No Brasil, as usinas de cana-de-açúcar têm a opção de produção de açúcar ou etanol, com base no que estiver mais rentável. Com o petróleo em baixa, o biocombustível, um substitutivo da gasolina, tende a sentir impacto também e a produção do adoçante aumenta, elevando a oferta.
Café
Por Virgínia Alves
Apesar dos fundamentos continuarem sólidos e a preocupação com a demanda permanecer no radar, o mercado sentiu a pressão da preocupação com a recessão global nesta sexta.

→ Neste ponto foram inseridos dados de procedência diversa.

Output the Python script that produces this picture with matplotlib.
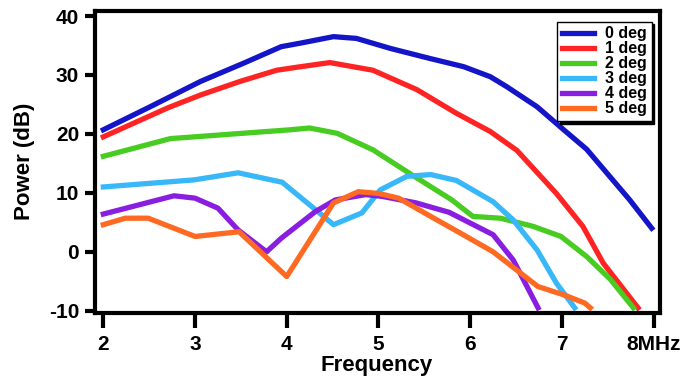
import matplotlib
matplotlib.use('Agg')
import matplotlib.pyplot as plt

plt.rcParams['font.family'] = ['Liberation Sans', 'DejaVu Sans']
plt.rcParams['font.weight'] = 'bold'
plt.rcParams['axes.unicode_minus'] = False

# power vs frequency for each tilt angle
f0 = [2.0, 2.51, 3.06, 3.53, 3.94, 4.15, 4.51, 4.76, 5.13, 5.56, 5.93, 6.22, 6.40, 6.73, 7.02, 7.27, 7.74, 7.98]
p0 = [20.7, 24.6, 28.9, 32.0, 34.8, 35.4, 36.5, 36.2, 34.5, 32.8, 31.4, 29.7, 28.0, 24.6, 20.7, 17.4, 8.8, 4.0]

f1 = [2.0, 2.70, 3.06, 3.49, 3.89, 4.15, 4.47, 4.94, 5.42, 5.85, 6.22, 6.51, 6.94, 7.23, 7.45, 7.83]
p1 = [19.5, 24.4, 26.6, 28.9, 30.8, 31.4, 32.1, 30.8, 27.5, 23.5, 20.4, 17.2, 9.9, 4.3, -1.9, -9.5]

f2 = [2.0, 2.73, 4.04, 4.25, 4.55, 4.94, 5.36, 5.80, 6.03, 6.33, 6.69, 6.99, 7.27, 7.53, 7.78]
p2 = [16.2, 19.2, 20.7, 21.0, 20.1, 17.3, 13.1, 8.8, 6.0, 5.7, 4.3, 2.6, -0.8, -4.7, -9.5]

f3 = [2.0, 2.99, 3.47, 3.95, 4.27, 4.51, 4.82, 5.02, 5.31, 5.57, 5.85, 6.25, 6.47, 6.73, 6.94, 7.14]
p3 = [11.0, 12.2, 13.4, 11.8, 7.7, 4.6, 6.6, 10.5, 12.8, 13.1, 12.1, 8.5, 5.4, 0.3, -5.3, -9.5]

f4 = [2.0, 2.77, 3.0, 3.25, 3.47, 3.78, 3.94, 4.31, 4.53, 4.86, 5.04, 5.41, 5.77, 6.25, 6.47, 6.74]
p4 = [6.4, 9.5, 9.1, 7.4, 3.7, 0.0, 2.3, 6.8, 8.8, 9.7, 9.4, 8.3, 6.7, 2.9, -1.4, -9.5]

f5 = [2.0, 2.24, 2.49, 3.0, 3.48, 4.0, 4.51, 4.78, 5.0, 5.22, 5.57, 5.89, 6.25, 6.74, 7.02, 7.25, 7.31]
p5 = [4.6, 5.7, 5.7, 2.6, 3.4, -4.2, 8.3, 10.2, 9.9, 9.1, 6.0, 3.2, 0.0, -5.9, -7.3, -8.7, -9.5]

labels = ['0 deg', '1 deg', '2 deg', '3 deg', '4 deg', '5 deg']
colors = ['#1414c8', '#ff2424', '#48cc22', '#38b8f8', '#8a1ee0', '#ff6a22']

xticks = [2, 3, 4, 5, 6, 7, 8]
xticklabels = ['2', '3', '4', '5', '6', '7', '8MHz']
yticks = [-10, 0, 10, 20, 30, 40]

fig = plt.figure(figsize=(6.96, 3.86), dpi=100)
ax = fig.add_axes([0.1358, 0.1904, 0.8118, 0.7811])

series = [(f0, p0), (f1, p1), (f2, p2), (f3, p3), (f4, p4), (f5, p5)]
for (f, p), lab, c in zip(series, labels, colors):
    ax.plot(f, p, color=c, lw=3.8, label=lab, solid_joinstyle='round')

ax.set_xlim(1.904, 8.065)
ax.set_ylim(-10.3, 40.85)
ax.set_xticks(xticks)
ax.set_xticklabels(xticklabels)
ax.set_yticks(yticks)

for s in ax.spines.values():
    s.set_linewidth(3)
ax.tick_params(axis='x', direction='out', length=11, width=3, labelsize=15, pad=5)
ax.tick_params(axis='y', direction='out', length=7, width=3, labelsize=15, pad=4)

ax.set_xlabel('Frequency', fontsize=16, fontweight='bold', labelpad=1)
ax.set_ylabel('Power (dB)', fontsize=16, fontweight='bold', labelpad=10)

leg = ax.legend(loc='upper right', bbox_to_anchor=(0.986, 0.9645), borderaxespad=0,
                fontsize=11.5, handlelength=2.0, handletextpad=0.7, labelspacing=0.0,
                borderpad=0.3, fancybox=False, framealpha=1,
                shadow={'color': 'black', 'alpha': 1})
leg.get_frame().set_edgecolor('black')
leg.get_frame().set_linewidth(1.0)

fig.savefig('out.png', dpi=100)
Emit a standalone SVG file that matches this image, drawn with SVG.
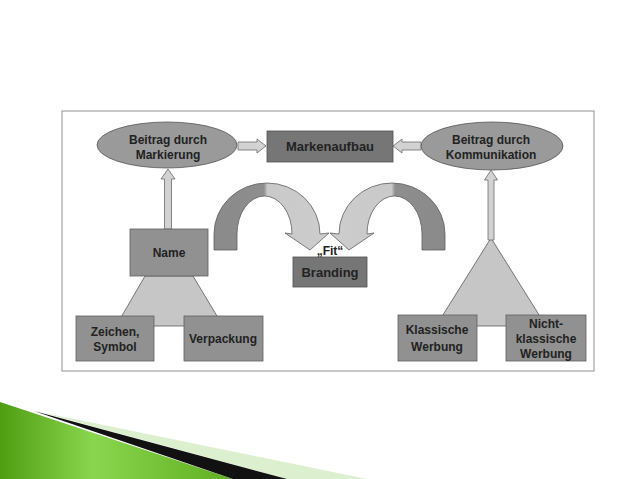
<svg xmlns="http://www.w3.org/2000/svg" width="638" height="479" viewBox="0 0 638 479">
<style>
  .t{font-family:"Liberation Sans",Arial,sans-serif;font-weight:bold;fill:#222;text-anchor:middle}
  .s12{font-size:12px}
  .s13{font-size:13px}
  .box{fill:#919191;stroke:#606060;stroke-width:0.8}
  .dark{fill:#767676;stroke:#505050;stroke-width:0.8}
  .ell{fill:#9a9a9a;stroke:#555;stroke-width:0.8}
  .fan{fill:#c6c6c6;stroke:#5a5a5a;stroke-width:0.8}
  .blk{fill:#d2d2d2;stroke:#6a6a6a;stroke-width:0.8}
  .curve{fill:url(#cg);stroke:#5e5e5e;stroke-width:0.8}
</style>
<defs>
  <linearGradient id="cg" gradientUnits="userSpaceOnUse" x1="214" y1="0" x2="330" y2="0">
    <stop offset="0" stop-color="#8a8a8a"/>
    <stop offset="0.43" stop-color="#8e8e8e"/>
    <stop offset="0.46" stop-color="#c9c9c9"/>
    <stop offset="1" stop-color="#cdcdcd"/>
  </linearGradient>
  <linearGradient id="gg" x1="0" y1="0" x2="1" y2="0">
    <stop offset="0" stop-color="#4f9e12"/>
    <stop offset="0.4" stop-color="#8ad64e"/>
    <stop offset="1" stop-color="#5fae20"/>
  </linearGradient>
</defs>
<rect width="638" height="479" fill="#fff"/>

<!-- decorative swoosh -->
<g id="swoosh">
  <polygon points="40,412 367,479 287,479" fill="#dcefcf"/>
  <polygon points="0,402 233,479 0,479" fill="url(#gg)"/>
  <polygon points="34,411 287,479 233,479" fill="#111"/>
</g>

<!-- frame -->
<rect x="62" y="111" width="532" height="260" fill="#fff" stroke="#a4a4a4" stroke-width="1.2"/>

<g id="fan-left"><polygon class="fan" points="145,276 193,276 223,326 116,326"/></g>
<g id="fan-right"><polygon class="fan" points="491,238 546,326 436,326"/></g>

<g id="connectors">
  <polygon class="blk" points="238,142 257,142 257,139 266,146 257,153 257,150 238,150"/>
  <polygon class="blk" points="421,142 402,142 402,139 393,146 402,153 402,150 421,150"/>
  <polygon class="blk" points="164.5,229 164.5,179 161,179 168,169 175,179 171.5,179 171.5,229"/>
  <polygon class="blk" points="488,240 488,180 484.5,180 491,170 497.5,180 494,180 494,240"/>
  <path class="curve" d="M214 250 L214 234 A53 51 0 0 1 320 234 L329 233 L310 250 L285 233 L292 234 A27.5 38 0 0 0 237 234 L237 250 Z"/>
  <path class="curve" transform="translate(659,0) scale(-1,1)" d="M214 250 L214 234 A53 51 0 0 1 320 234 L329 233 L310 250 L285 233 L292 234 A27.5 38 0 0 0 237 234 L237 250 Z"/>
</g>

<g id="beitrag-markierung">
  <ellipse class="ell" cx="167" cy="145" rx="70" ry="23"/>
  <text class="t s12" x="168" y="144">Beitrag durch</text>
  <text class="t s12" x="168" y="159">Markierung</text>
</g>
<g id="markenaufbau">
  <rect class="dark" x="267" y="131" width="126" height="31"/>
  <text class="t s13" x="330" y="151">Markenaufbau</text>
</g>
<g id="beitrag-kommunikation">
  <ellipse class="ell" cx="492" cy="146" rx="71" ry="24"/>
  <text class="t s12" x="491" y="144">Beitrag durch</text>
  <text class="t s12" x="491" y="159">Kommunikation</text>
</g>
<g id="fit">
  <text class="t s12" x="330" y="255">„Fit“</text>
</g>
<g id="branding">
  <rect class="dark" x="293" y="257" width="74" height="30"/>
  <text class="t s13" x="330" y="277">Branding</text>
</g>
<g id="name">
  <rect class="box" x="130" y="229" width="78" height="47"/>
  <text class="t s12" x="169" y="257">Name</text>
</g>
<g id="zeichen-symbol">
  <rect class="box" x="76" y="316" width="78" height="45"/>
  <text class="t s12" x="115" y="336">Zeichen,</text>
  <text class="t s12" x="115" y="351">Symbol</text>
</g>
<g id="verpackung">
  <rect class="box" x="184" y="316" width="79" height="45"/>
  <text class="t s12" x="223" y="343">Verpackung</text>
</g>
<g id="klassische-werbung">
  <rect class="box" x="398" y="315" width="79" height="46"/>
  <text class="t s12" x="437" y="334">Klassische</text>
  <text class="t s12" x="437" y="351">Werbung</text>
</g>
<g id="nicht-klassische-werbung">
  <rect class="box" x="506" y="315" width="80" height="46"/>
  <text class="t s12" x="546" y="328">Nicht-</text>
  <text class="t s12" x="546" y="343">klassische</text>
  <text class="t s12" x="546" y="358">Werbung</text>
</g>
</svg>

Para o café, o mercado entende que a recessão poderia trazer impactos diretamente no consumo da bebida, sobretudo com destaque para os dados da inflação nos Estados Unidos - justamente o maior parceiro comercial do Brasil. Do outro lado, estão as preocupações com o consumo da Europa, destino de boa parte das exportações brasileiras.